Fewer carers are available to foster vulnerable children in East Sussex, new figures show.
A charity, The Fostering Network, has spoken out about the challenges facing foster carers, with the majority saying their allowance does not cover the cost of fostering.
At the end of March 2018, 350 children were in foster care in East Sussex, the most recent Ofsted data shows, 5 more than a year previously.
Meanwhile, the number of carers approved to foster them decreased, to 490 – 25 down on March 2017.
In total, there were 595 places available for foster children in East Sussex last year.
Across the country, the number of approved foster carers has dropped each of the last two years - there were around 73,500 last March.
But demand on the service has continued to increase, with more children in placements each year. There were more than 53,000 children in care last March, five per cent more than in 2012-13, for when numbers are first provided.

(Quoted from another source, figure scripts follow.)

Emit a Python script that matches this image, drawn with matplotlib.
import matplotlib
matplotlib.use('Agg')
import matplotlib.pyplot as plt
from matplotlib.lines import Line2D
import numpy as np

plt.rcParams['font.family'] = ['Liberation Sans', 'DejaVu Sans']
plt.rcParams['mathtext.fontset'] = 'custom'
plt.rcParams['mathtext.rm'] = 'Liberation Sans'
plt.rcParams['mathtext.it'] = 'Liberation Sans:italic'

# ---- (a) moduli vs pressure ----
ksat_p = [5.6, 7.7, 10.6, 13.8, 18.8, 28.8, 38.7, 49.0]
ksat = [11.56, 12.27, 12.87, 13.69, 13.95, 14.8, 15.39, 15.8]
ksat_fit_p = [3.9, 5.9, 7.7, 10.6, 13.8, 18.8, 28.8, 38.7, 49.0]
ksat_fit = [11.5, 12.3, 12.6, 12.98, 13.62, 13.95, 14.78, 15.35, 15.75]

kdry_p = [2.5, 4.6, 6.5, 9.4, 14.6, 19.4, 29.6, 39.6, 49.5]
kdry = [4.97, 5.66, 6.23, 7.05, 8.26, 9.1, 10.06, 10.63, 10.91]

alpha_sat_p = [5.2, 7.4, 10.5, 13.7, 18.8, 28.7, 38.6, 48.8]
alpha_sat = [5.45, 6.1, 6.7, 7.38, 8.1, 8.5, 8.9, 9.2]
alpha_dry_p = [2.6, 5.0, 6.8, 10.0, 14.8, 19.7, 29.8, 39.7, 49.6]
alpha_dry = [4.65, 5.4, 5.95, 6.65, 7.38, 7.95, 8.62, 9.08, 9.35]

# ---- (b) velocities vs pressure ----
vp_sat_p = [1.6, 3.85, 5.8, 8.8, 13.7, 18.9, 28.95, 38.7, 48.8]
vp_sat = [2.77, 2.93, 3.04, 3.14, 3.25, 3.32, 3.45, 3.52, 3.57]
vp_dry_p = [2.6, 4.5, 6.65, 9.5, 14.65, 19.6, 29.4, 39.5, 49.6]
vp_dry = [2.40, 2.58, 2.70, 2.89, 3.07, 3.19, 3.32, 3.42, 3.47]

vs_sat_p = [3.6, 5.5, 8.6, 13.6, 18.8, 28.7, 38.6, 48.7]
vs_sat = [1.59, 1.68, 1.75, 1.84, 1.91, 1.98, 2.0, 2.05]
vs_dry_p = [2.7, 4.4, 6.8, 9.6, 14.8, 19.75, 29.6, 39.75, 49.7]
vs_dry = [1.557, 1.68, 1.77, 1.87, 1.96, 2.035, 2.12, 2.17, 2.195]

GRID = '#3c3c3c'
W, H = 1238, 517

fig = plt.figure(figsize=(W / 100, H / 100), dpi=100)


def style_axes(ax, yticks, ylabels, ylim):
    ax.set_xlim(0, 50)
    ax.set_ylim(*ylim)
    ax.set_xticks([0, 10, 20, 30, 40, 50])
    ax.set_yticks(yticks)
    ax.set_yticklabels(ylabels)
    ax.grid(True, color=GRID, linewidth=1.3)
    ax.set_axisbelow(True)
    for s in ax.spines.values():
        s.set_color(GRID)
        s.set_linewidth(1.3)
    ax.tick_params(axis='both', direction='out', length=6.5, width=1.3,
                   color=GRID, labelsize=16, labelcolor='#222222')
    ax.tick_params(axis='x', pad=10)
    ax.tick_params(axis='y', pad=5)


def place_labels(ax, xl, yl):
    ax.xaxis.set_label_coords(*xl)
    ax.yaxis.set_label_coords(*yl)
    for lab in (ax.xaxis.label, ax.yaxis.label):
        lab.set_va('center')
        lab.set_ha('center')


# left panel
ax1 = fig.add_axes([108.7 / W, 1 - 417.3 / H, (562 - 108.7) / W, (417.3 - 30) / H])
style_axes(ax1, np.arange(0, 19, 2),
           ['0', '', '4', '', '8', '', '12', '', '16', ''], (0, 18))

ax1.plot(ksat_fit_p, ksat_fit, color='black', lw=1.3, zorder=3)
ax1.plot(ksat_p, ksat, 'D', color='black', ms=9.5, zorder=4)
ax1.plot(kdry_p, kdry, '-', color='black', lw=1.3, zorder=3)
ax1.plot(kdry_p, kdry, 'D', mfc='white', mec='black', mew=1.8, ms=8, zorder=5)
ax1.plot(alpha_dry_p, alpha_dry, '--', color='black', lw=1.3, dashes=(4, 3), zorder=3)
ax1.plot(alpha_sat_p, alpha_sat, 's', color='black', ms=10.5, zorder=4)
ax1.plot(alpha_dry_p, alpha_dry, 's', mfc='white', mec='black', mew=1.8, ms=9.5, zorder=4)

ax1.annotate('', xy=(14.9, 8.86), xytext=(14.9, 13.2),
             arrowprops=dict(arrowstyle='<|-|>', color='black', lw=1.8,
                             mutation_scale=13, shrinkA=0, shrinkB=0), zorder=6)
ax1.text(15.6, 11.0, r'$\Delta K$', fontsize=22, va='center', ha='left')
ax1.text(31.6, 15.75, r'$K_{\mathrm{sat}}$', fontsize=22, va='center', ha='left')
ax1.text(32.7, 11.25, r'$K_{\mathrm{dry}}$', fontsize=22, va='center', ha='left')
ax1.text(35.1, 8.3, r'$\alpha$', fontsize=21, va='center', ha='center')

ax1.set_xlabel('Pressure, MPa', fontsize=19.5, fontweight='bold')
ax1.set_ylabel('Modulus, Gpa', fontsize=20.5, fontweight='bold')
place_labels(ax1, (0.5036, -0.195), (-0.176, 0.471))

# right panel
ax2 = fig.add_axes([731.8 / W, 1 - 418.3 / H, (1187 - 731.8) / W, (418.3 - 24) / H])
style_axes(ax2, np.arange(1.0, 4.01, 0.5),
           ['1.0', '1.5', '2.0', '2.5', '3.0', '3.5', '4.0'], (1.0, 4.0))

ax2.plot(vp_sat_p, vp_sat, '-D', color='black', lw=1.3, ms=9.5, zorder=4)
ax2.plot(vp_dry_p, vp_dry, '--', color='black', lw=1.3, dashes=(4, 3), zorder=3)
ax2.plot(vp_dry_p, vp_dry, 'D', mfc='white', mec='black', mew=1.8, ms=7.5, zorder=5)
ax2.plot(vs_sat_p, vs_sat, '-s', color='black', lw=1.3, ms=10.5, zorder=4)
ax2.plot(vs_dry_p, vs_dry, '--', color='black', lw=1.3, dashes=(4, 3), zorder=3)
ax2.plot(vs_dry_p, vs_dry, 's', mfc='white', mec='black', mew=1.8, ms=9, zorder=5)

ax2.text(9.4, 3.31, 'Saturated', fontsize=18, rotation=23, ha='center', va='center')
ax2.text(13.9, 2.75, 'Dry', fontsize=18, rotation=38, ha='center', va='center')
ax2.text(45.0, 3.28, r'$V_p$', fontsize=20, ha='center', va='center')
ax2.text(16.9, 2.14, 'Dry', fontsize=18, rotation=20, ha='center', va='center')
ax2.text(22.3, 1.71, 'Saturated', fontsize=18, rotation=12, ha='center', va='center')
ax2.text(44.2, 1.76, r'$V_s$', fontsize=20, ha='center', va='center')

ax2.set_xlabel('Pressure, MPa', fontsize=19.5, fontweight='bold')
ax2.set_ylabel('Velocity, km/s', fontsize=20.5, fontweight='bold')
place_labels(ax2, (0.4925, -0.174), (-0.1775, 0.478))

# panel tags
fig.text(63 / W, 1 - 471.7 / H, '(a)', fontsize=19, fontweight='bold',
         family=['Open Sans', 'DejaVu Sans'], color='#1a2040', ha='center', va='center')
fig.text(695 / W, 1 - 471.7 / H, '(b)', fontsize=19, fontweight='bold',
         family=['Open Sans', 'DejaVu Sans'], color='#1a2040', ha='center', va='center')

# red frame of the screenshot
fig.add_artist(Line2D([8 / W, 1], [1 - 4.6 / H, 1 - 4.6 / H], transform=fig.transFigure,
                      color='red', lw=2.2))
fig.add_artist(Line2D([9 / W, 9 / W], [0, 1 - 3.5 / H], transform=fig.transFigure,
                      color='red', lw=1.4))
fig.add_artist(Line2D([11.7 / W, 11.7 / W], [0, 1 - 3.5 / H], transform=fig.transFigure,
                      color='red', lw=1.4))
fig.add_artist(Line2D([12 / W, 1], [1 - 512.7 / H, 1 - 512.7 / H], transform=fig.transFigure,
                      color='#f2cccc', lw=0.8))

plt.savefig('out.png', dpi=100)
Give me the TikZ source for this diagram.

In a recent report, The Fostering Network said that limited support for foster carers and a lack of recognition for their work risked undermining the care they could provide.
In a survey of 4,000 foster carers across the country, six in 10 said that the allowance they were given to spend on foster children was not sufficient, meaning they had to dip into their own pockets to cover costs.
The report also highlighted the often complex needs of foster children, with 43% of carers looking after a child who had had contact with the police, caused violence in the home, or gone missing in the last 12 months. For other parents, it was just eight per cent.
The Ofsted figures show that one in 18 children in foster care went missing in East Sussex in 2017-18 – with those going missing doing so an average of three times over the year.
The Fostering Network’s chief executive, Kevin Williams, said: “Every day foster carers are looking after 65,000 of the UK’s most vulnerable children, many of whom have had very traumatic starts to life and need expert and loving care to help them turn their lives around.
“A decade of austerity and subsequent cuts to early intervention and key family support services have led to more children coming into care with more challenging needs.
“At the same time these budget cuts also mean that, at the time when they most need it, foster carers are not receiving the support, training and respect that they need to do this difficult role to the best of their ability.”
In East Sussex, 595 households enquired about becoming foster households in 2017-18. Of them, 15 became approved applications, and 25 applications were still in progress on March 31.